Em todo o caso, e em se tratando do Ministério da Justiça, uma tal nomeação não se pode ter por ética e politicamente recomendável. Por outro lado – e aqui, a meu ver, reside um argumento decisivo sem qualquer reflexo pessoal sobre o visado ou a ministra –, é absolutamente incompreensível que um juiz conselheiro do Supremo possa envergar as vestes de adjunto de um membro do governo. É já controverso que um magistrado de carreira possa abraçar uma função executiva ministerial ou até governativa. Dada a relevância, a visibilidade e o escrutínio da função, não vejo, no entanto, uma objecção de raiz a que um juiz conselheiro ou um procurador-geral adjunto possa ser membro do governo. Gozará aí, apesar de tudo, de uma independência orgânica e de uma posição hierárquica de vértice ou topo que não brigarão com a sua pertença passada e eventualmente futura à magistratura.

Totalmente diferente, e a todos os títulos censurável, é que um juiz do Supremo, a quem se pede o máximo de independência, aceite reduzir-se à condição de membro de um gabinete político ministerial, em que está irredutivelmente sujeito a uma subordinação hierárquica, ainda por cima estribada numa relação de pura confiança política.

Que uma ministra da Justiça, por sinal também conselheira no Supremo, queira ter entre os seus adjuntos um par do mesmo alto tribunal diz muito sobre a sua compreensão e prática da separação dos poderes. Que um juiz do Supremo não tenha nenhum rebuço em se tornar adjunto num gabinete político, diz tudo sobre o modo “instrumental” como vê a sua qualidade de magistrado. Que o Conselho Superior de Magistratura e o próprio Supremo Tribunal convivam pacificamente com esta adulteração dos mais lapidares princípios constitucionais é absolutamente espantoso e chocante.

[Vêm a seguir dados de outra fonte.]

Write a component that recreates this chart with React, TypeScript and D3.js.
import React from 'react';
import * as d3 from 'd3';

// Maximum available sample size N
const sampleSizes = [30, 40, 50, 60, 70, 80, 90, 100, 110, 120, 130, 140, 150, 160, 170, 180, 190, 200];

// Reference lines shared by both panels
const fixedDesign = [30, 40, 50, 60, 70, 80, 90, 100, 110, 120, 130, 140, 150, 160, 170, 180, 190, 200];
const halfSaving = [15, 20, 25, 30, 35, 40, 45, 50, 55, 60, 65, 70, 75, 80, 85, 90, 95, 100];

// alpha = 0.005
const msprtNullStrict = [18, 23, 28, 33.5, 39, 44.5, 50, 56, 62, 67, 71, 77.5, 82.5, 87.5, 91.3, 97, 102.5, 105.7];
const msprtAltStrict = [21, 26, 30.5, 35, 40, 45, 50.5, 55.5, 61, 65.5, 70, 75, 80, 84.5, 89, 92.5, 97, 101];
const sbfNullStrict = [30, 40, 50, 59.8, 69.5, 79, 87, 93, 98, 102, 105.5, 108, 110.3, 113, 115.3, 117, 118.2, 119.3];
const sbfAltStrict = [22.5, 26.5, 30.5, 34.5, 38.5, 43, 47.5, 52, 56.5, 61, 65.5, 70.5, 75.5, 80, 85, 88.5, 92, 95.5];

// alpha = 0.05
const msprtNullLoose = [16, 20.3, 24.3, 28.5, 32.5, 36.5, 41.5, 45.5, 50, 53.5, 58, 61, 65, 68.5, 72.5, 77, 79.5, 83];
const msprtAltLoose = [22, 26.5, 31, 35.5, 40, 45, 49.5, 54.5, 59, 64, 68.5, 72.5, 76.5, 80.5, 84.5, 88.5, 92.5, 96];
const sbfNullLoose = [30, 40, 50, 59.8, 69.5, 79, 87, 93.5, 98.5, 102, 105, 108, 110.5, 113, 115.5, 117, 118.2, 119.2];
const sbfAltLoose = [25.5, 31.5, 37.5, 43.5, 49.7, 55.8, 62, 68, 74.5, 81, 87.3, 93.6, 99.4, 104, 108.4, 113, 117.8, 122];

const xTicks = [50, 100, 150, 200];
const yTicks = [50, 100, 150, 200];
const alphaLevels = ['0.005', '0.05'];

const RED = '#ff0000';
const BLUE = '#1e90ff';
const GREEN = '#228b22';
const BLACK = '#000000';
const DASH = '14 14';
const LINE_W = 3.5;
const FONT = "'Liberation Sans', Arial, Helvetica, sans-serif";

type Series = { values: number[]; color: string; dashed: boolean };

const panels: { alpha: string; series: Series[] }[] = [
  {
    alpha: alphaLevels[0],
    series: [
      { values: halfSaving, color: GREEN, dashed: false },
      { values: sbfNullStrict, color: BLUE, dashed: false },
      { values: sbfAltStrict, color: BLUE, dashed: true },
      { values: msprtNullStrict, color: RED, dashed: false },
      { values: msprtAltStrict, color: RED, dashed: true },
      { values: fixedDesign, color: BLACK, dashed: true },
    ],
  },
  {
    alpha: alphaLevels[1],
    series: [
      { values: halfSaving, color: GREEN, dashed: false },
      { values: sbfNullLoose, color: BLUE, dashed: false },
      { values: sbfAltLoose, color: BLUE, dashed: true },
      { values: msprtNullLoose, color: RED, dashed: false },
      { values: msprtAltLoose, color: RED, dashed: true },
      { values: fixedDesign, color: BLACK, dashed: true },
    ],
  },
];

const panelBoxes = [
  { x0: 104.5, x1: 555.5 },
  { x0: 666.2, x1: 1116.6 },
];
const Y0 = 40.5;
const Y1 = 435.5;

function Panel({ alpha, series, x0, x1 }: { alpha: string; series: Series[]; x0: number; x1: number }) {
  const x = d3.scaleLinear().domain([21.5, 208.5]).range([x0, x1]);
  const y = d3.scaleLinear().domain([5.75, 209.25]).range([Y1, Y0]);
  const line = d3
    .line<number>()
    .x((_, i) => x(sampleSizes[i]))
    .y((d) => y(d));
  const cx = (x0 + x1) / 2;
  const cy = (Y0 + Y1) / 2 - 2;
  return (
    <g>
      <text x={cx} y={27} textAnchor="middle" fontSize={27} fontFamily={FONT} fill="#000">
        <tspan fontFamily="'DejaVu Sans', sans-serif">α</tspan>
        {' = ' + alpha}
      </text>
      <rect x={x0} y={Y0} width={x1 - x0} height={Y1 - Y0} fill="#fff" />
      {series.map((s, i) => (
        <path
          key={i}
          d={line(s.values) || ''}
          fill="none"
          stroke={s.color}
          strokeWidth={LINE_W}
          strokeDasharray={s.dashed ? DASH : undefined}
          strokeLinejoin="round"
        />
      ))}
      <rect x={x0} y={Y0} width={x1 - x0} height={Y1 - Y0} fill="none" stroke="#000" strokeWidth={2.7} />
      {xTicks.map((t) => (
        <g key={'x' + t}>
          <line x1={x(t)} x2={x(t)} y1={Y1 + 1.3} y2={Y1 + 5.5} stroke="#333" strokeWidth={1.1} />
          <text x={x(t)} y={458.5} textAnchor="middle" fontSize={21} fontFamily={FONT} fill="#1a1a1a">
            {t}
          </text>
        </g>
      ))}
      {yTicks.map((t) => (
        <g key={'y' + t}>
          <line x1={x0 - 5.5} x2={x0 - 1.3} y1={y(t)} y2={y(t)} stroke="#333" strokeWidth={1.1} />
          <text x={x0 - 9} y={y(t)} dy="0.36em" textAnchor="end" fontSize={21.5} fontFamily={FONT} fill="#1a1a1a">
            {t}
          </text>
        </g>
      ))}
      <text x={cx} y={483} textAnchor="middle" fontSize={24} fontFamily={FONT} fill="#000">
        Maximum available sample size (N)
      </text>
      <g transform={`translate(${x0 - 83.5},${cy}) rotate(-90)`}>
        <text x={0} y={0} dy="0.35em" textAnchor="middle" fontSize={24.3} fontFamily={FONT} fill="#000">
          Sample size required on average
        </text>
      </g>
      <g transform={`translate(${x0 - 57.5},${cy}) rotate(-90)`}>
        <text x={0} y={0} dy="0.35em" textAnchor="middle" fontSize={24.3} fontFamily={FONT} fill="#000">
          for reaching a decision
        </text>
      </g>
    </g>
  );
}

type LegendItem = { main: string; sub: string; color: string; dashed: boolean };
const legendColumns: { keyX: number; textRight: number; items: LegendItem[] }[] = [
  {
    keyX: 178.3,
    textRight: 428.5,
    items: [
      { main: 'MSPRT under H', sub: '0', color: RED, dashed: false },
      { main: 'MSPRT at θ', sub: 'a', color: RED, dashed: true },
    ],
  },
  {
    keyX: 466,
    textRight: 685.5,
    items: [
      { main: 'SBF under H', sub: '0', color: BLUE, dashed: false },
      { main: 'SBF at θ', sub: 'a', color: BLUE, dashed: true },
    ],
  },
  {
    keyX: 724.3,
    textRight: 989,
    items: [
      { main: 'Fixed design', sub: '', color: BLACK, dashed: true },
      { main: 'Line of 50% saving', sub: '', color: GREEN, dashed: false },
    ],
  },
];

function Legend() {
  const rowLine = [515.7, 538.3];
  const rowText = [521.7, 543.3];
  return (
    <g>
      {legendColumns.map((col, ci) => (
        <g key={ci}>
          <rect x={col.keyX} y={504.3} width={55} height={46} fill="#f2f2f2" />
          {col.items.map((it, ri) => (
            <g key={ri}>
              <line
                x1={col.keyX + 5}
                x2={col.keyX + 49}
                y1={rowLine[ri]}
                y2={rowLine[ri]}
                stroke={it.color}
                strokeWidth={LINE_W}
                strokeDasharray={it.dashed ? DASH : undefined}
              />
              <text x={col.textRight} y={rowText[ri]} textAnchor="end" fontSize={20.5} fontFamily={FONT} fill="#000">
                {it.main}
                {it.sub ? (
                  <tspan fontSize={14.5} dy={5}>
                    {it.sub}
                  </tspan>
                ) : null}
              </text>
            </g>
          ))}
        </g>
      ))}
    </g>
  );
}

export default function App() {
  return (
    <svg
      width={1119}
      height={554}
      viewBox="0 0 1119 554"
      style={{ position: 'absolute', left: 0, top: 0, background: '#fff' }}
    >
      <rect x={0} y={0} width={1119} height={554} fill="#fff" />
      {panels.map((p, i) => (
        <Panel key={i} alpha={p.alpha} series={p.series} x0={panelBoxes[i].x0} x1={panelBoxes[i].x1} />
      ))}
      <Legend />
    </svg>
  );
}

3. Como se isto não bastasse, a ministra da Justiça, com uma longa e respeitável carreira no Ministério Público, acaba de nos brindar com uma história digna das mais opacas intrigas palacianas. Em cooperação reforçada, 22 Estados da União Europeia lograram criar uma Procuradoria Europeia, que terá um papel crucial no combate ao crime e à fraude em matérias europeias. Muito se espera desta nova estrutura no combate à fraude no uso de fundos europeus ou na evasão em sede de IVA, como ainda ontem destacava o periódico espanhol El Pais.

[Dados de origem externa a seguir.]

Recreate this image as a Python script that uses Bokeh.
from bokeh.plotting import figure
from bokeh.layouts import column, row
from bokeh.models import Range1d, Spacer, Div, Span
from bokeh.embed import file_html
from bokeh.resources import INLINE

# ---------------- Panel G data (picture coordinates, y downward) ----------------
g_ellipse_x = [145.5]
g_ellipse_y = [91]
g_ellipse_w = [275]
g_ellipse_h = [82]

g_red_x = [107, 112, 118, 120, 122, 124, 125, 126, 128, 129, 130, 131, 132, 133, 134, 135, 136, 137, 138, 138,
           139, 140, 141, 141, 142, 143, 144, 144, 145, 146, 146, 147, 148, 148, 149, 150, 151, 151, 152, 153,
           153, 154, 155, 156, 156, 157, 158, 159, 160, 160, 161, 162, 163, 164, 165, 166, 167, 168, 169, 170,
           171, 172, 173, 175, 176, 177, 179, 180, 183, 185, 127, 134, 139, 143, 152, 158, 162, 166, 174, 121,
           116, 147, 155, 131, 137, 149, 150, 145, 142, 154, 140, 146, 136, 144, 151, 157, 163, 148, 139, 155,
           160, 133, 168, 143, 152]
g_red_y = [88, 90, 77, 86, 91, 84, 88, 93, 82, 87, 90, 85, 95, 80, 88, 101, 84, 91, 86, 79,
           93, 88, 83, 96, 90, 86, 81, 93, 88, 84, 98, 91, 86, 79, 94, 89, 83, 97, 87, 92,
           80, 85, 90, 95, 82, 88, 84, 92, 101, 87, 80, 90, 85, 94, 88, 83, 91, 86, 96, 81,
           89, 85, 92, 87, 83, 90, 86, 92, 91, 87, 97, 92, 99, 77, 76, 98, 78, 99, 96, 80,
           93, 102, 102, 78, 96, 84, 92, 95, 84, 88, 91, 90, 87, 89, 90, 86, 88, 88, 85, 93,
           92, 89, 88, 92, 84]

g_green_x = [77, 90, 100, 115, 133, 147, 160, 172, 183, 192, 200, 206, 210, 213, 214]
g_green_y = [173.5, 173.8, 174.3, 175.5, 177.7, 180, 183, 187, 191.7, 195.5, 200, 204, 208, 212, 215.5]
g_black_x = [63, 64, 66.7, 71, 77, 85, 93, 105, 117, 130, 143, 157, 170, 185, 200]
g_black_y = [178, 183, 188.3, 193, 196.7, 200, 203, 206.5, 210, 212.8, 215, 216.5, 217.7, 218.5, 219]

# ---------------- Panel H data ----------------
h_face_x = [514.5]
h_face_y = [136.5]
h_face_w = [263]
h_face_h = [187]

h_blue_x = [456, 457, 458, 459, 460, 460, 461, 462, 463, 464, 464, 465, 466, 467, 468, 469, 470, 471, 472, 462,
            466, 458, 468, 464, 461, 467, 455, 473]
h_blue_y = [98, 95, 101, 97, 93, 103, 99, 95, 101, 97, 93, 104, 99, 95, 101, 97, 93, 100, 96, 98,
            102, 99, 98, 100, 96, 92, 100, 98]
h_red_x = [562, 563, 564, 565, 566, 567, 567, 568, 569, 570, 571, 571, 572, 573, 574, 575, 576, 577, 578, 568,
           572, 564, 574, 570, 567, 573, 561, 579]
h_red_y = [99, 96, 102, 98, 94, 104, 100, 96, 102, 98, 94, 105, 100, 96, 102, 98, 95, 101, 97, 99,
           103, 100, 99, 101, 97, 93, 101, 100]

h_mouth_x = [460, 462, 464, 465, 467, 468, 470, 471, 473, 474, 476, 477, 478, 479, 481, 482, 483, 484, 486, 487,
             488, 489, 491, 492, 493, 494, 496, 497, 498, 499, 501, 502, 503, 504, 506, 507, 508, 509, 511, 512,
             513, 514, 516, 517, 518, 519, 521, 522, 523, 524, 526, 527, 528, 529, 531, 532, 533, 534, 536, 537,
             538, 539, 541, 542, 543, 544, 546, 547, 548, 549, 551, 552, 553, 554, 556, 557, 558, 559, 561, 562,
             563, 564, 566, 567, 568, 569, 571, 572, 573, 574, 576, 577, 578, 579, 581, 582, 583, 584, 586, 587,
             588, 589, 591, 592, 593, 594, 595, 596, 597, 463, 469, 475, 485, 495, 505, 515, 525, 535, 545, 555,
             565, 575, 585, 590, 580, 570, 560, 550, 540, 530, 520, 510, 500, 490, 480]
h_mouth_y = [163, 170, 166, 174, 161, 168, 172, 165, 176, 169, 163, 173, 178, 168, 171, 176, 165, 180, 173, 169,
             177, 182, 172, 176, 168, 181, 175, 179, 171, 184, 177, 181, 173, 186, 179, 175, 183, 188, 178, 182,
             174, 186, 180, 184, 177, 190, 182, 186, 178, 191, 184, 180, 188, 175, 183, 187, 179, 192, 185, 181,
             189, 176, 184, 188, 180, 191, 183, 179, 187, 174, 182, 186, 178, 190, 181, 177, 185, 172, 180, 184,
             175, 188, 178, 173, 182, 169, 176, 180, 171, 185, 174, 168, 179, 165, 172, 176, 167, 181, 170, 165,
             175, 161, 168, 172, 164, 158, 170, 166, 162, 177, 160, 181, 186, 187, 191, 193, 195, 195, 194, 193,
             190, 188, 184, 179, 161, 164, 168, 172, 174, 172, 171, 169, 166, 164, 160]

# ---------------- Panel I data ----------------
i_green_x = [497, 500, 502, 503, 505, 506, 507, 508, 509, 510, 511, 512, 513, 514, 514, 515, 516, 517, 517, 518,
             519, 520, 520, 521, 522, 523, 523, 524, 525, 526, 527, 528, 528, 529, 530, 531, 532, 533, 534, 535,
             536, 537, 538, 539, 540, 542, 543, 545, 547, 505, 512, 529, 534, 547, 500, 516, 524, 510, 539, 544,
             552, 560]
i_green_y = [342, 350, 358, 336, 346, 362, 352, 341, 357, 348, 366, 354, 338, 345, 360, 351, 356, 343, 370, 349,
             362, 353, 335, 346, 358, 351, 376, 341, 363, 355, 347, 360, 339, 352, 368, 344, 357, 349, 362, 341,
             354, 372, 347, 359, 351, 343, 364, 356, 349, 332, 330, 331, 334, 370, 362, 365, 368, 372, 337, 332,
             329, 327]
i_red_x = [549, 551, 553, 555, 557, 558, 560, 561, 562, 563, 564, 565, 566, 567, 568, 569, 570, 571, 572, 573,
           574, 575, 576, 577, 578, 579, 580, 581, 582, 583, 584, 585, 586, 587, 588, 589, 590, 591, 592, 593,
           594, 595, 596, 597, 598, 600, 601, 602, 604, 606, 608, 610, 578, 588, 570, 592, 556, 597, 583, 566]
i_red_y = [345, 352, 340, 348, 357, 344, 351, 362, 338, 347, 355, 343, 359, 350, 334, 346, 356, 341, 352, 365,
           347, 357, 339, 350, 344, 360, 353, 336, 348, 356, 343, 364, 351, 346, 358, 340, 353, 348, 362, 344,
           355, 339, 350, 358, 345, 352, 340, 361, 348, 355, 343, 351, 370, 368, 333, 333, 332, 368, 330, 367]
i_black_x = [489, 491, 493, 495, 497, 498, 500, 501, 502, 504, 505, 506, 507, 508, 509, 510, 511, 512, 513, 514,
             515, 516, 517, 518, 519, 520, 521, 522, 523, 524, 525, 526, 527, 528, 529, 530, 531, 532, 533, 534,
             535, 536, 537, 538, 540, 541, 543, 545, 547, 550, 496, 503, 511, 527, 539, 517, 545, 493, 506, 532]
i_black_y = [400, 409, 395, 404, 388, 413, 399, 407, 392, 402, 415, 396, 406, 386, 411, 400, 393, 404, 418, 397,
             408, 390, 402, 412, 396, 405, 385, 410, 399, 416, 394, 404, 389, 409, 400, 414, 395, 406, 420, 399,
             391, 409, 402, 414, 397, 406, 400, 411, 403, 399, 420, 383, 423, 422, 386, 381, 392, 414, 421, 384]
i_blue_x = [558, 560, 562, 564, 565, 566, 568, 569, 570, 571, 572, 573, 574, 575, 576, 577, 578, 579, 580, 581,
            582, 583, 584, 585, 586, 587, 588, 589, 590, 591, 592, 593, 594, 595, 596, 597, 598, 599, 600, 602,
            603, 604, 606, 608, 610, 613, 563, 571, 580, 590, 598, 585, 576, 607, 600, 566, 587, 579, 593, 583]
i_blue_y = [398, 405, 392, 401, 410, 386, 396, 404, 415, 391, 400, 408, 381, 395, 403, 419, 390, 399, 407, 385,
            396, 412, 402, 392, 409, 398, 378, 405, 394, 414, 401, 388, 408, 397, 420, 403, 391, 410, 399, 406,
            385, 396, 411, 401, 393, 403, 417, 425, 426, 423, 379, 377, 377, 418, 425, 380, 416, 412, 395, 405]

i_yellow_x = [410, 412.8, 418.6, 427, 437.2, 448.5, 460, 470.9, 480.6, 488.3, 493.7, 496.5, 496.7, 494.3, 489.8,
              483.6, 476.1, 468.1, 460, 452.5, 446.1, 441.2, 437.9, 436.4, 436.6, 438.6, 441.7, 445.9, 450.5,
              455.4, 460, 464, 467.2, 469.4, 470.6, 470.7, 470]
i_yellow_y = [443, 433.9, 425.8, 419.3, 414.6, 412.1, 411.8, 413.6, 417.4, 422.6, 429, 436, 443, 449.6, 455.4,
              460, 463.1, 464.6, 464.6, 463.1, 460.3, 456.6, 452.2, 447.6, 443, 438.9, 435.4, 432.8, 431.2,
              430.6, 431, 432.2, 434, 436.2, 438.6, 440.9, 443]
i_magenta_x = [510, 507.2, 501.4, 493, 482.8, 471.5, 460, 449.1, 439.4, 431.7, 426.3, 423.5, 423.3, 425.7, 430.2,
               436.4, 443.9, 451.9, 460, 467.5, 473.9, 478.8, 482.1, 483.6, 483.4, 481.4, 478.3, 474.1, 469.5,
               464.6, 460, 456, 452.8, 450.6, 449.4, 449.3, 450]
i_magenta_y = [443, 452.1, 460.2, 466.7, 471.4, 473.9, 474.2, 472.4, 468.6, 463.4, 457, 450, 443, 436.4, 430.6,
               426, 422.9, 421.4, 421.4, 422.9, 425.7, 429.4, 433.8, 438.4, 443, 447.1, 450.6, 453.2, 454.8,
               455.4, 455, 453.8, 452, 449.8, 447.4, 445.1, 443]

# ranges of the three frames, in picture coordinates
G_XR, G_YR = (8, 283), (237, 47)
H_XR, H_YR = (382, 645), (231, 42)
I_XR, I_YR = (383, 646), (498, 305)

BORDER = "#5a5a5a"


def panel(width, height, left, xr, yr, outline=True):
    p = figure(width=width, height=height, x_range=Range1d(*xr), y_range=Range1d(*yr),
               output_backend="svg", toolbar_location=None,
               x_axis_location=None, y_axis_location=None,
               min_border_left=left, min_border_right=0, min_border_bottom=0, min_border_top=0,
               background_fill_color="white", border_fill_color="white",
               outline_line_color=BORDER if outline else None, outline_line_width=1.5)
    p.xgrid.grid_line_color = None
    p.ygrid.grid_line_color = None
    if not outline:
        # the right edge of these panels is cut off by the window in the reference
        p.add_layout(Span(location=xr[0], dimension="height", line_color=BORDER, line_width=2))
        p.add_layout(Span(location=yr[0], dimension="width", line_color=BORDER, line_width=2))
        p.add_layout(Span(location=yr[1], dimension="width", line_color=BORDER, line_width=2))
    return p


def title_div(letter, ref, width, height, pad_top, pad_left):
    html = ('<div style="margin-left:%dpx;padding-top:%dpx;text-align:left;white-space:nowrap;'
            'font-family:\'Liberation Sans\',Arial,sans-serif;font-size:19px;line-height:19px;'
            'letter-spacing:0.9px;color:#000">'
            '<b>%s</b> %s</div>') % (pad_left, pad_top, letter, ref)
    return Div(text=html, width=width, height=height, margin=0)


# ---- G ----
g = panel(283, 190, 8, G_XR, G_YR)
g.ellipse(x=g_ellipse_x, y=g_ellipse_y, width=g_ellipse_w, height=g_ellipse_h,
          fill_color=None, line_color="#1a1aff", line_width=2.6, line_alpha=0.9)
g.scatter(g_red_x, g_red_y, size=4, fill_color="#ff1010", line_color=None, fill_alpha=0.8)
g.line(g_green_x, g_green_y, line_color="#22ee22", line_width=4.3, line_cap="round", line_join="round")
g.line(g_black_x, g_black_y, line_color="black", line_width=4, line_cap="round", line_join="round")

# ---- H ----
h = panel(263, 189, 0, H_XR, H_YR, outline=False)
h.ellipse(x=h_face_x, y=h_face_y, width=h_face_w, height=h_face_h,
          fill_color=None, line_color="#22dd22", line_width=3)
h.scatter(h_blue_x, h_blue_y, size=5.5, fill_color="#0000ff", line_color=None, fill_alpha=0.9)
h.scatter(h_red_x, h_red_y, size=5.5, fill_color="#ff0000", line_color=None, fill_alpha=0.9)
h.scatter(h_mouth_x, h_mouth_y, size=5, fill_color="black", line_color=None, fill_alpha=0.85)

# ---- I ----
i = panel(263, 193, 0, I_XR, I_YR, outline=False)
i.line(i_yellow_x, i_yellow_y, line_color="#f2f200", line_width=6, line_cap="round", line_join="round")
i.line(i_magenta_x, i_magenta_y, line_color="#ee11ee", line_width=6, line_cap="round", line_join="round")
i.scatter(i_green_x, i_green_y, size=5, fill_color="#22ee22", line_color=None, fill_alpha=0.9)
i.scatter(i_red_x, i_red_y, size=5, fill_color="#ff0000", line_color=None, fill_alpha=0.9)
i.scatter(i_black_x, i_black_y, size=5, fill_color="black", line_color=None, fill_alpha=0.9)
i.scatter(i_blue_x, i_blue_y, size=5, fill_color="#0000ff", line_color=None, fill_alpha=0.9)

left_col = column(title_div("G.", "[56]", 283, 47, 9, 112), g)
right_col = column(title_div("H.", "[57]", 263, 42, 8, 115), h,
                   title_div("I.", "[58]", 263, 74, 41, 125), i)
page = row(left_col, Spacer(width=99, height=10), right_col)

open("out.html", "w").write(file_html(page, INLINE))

Pois bem, o recrutamento dos membros nacionais desta Procuradoria Europeia é efectuado em duas fases. Primeiro, o Estado-membro apresenta uma lista de três candidatos, que depois são submetidos a uma avaliação por um júri europeu, composto por personalidades de alto relevo (como, por exemplo, o anterior Presidente do Tribunal de Contas Europeu e actual Presidente do Tribunal de Contas, Vítor Caldeira). Pois bem, Portugal fez a sua selecção de três candidatos, que se apresentam ao dito júri europeu em condições de igualdade. O procedimento interno de pré-selecção foi atribulado, com definição de critérios posterior à apresentação das candidaturas e com uma (estranha e não suposta) hierarquização das mesmas. O júri europeu classificou, em primeiro lugar, a Procuradora Ana Carla Almeida. Mas, na sua decisão final, o Conselho indicou que afinal seria o Procurador José Guerra a ocupar aquele lugar. E isto por indicação directa do Governo português e da ministra da Justiça.

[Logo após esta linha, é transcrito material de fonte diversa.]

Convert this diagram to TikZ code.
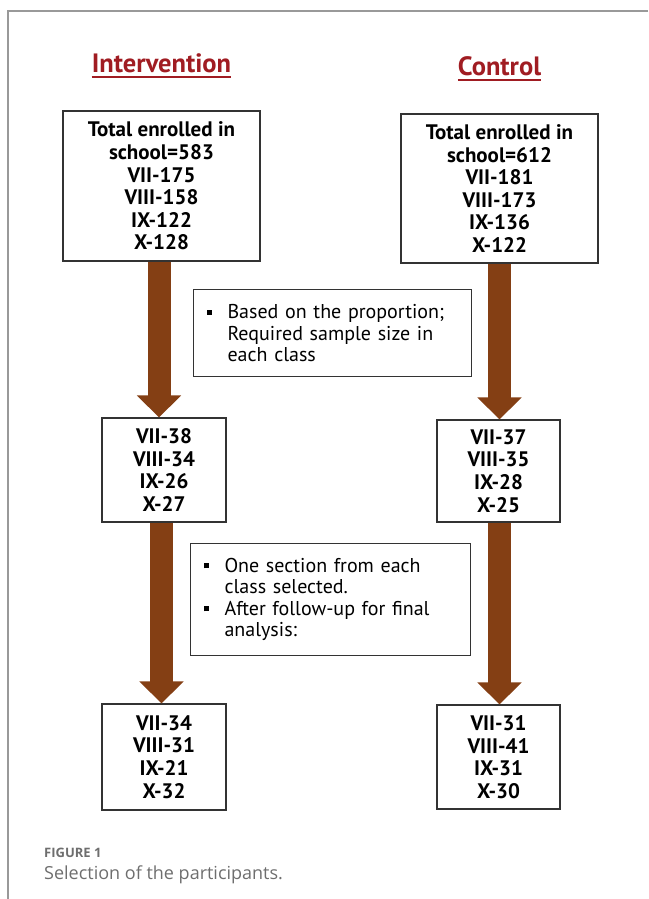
\documentclass[tikz,border=0pt]{standalone}
\usepackage{fontspec}
\setmainfont{PT Sans}
\newfontfamily\capfont{Open Sans}
\usetikzlibrary{arrows.meta}
\definecolor{boxline}{HTML}{333333}
\definecolor{arrowbrown}{HTML}{843F14}
\definecolor{titlered}{HTML}{A01C22}
\definecolor{framegray}{HTML}{999999}
\definecolor{capgray}{HTML}{6E6E6E}
\newcommand{\sqbullet}{\makebox[21pt][l]{\raisebox{4pt}{\rule{5pt}{5pt}}}}
\newcommand{\bulletgap}{\hspace*{21pt}}
\tikzset{
  countbox/.style={draw=boxline, line width=1.1pt, fill=white, align=center, inner sep=0pt,
    font=\bfseries\fontsize{21}{22.6}\selectfont},
  notebox/.style={draw=boxline, line width=1.1pt, fill=white, align=left, anchor=north west,
    inner xsep=13pt, inner ysep=0pt, font=\fontsize{20}{21.5}\selectfont},
  flowarrow/.style={draw=arrowbrown, line width=23pt, -{Triangle[width=43pt,length=22pt]}},
  grouptitle/.style={text=titlered, inner sep=0pt, font=\bfseries\fontsize{26.5}{30}\selectfont},
  titleline/.style={draw=titlered, line width=1.8pt},
  framerule/.style={draw=framegray, line width=1.3pt},
}
\begin{document}
\begin{tikzpicture}[x=1pt, y=-1pt]
\useasboundingbox (0,0) rectangle (648,899);
% frame
\coordinate (ftl) at (8,11);
\coordinate (ftr) at (648,11);
\coordinate (fbl) at (8,899);
\draw[framerule] (ftr) -- (ftl) -- (fbl);

% titles
\node[grouptitle, anchor=base] (tI) at (161.5,72) {Intervention};
\node[grouptitle, anchor=base] (tC) at (499.5,75) {Control};
\draw[titleline] ([yshift=-5pt]tI.base west) -- ([yshift=-5pt]tI.base east);
\draw[titleline] ([yshift=-5pt]tC.base west) -- ([yshift=-5pt]tC.base east);

% count boxes
\node[countbox, minimum width=197pt, minimum height=150pt] (b1L) at (161.5,186)
  {Total enrolled in\\school=583\\VII-175\\VIII-158\\IX-122\\X-128};
\node[countbox, minimum width=197pt, minimum height=149pt] (b1R) at (499.5,188.5)
  {Total enrolled in\\school=612\\VII-181\\VIII-173\\IX-136\\X-122};
\node[countbox, minimum width=124pt, minimum height=104pt] (b2L) at (164,470)
  {VII-38\\VIII-34\\IX-26\\X-27};
\node[countbox, minimum width=123pt, minimum height=102pt] (b2R) at (498.5,471)
  {VII-37\\VIII-35\\IX-28\\X-25};
\node[countbox, minimum width=124pt, minimum height=106pt] (b3L) at (164,757)
  {VII-34\\VIII-31\\IX-21\\X-32};
\node[countbox, minimum width=123pt, minimum height=104pt] (b3R) at (498.5,757)
  {VII-31\\VIII-41\\IX-31\\X-30};

% notes
\node[notebox, minimum width=278pt, minimum height=87pt, text width=252pt] (n1) at (193,289)
  {\sqbullet Based on the proportion;\\\bulletgap Required sample size in\\\bulletgap each class};
\node[notebox, minimum width=280pt, minimum height=112pt, text width=254pt] (n2) at (190,543)
  {\sqbullet One section from each\\\bulletgap class selected.\\\sqbullet After follow-up for final\\\bulletgap analysis:};

% arrows
\draw[flowarrow] ([xshift=-2.5pt,yshift=-0.6pt]b1L.south) -- ([xshift=-2.5pt]b1L.south |- b2L.north);
\draw[flowarrow] ([yshift=-0.6pt]b1R.south) -- (b1R.south |- b2R.north);
\draw[flowarrow] ([xshift=-2.5pt,yshift=-0.6pt]b2L.south) -- ([xshift=-2.5pt]b2L.south |- b3L.north);
\draw[flowarrow] ([xshift=1pt,yshift=-0.6pt]b2R.south) -- ([xshift=1pt]b2R.south |- b3R.north);

% caption
\node[anchor=base west, inner sep=0pt, text=capgray, font=\capfont\bfseries\fontsize{13}{15}\selectfont] (figlabel) at (44,857) {FIGURE 1};
\node[anchor=base west, inner sep=0pt, text=capgray, font=\capfont\fontsize{18}{21}\selectfont] (figcap) at (44,879) {Selection of the participants.};
\end{tikzpicture}
\end{document}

Nada justifica que, se há três candidatos habilitados e há uma escolha de um júri independente, o governo português subverta essa escolha. A ministra tem de explicar e tem de se explicar. Que exemplo dá o Ministério da Justiça, se se exime ao juízo de entidades independentes para funções que exigem a mais alta imparcialidade e autonomia? Que exemplo de imparcialidade dá a ministra que tantos anos serviu o ministério público e é magistrada no mais alto dos tribunais? Repito, pela terceira vez: a ministra tem de explicar e tem de se explicar.

SIM e NÃO

SIM. Presidente da República. O veto à redução de debates sobre a União Europeia é um grande gesto democrático. As matérias europeias têm um défice de escrutínio parlamentar e público; não um superávite.

NÃO. Lukashenko​. A opressão de décadas na Bielorrússia, a evidente fraude eleitoral e a repressão dos protestos não podem ficar sem uma reacção severa da comunidade internacional e, em especial, da UE.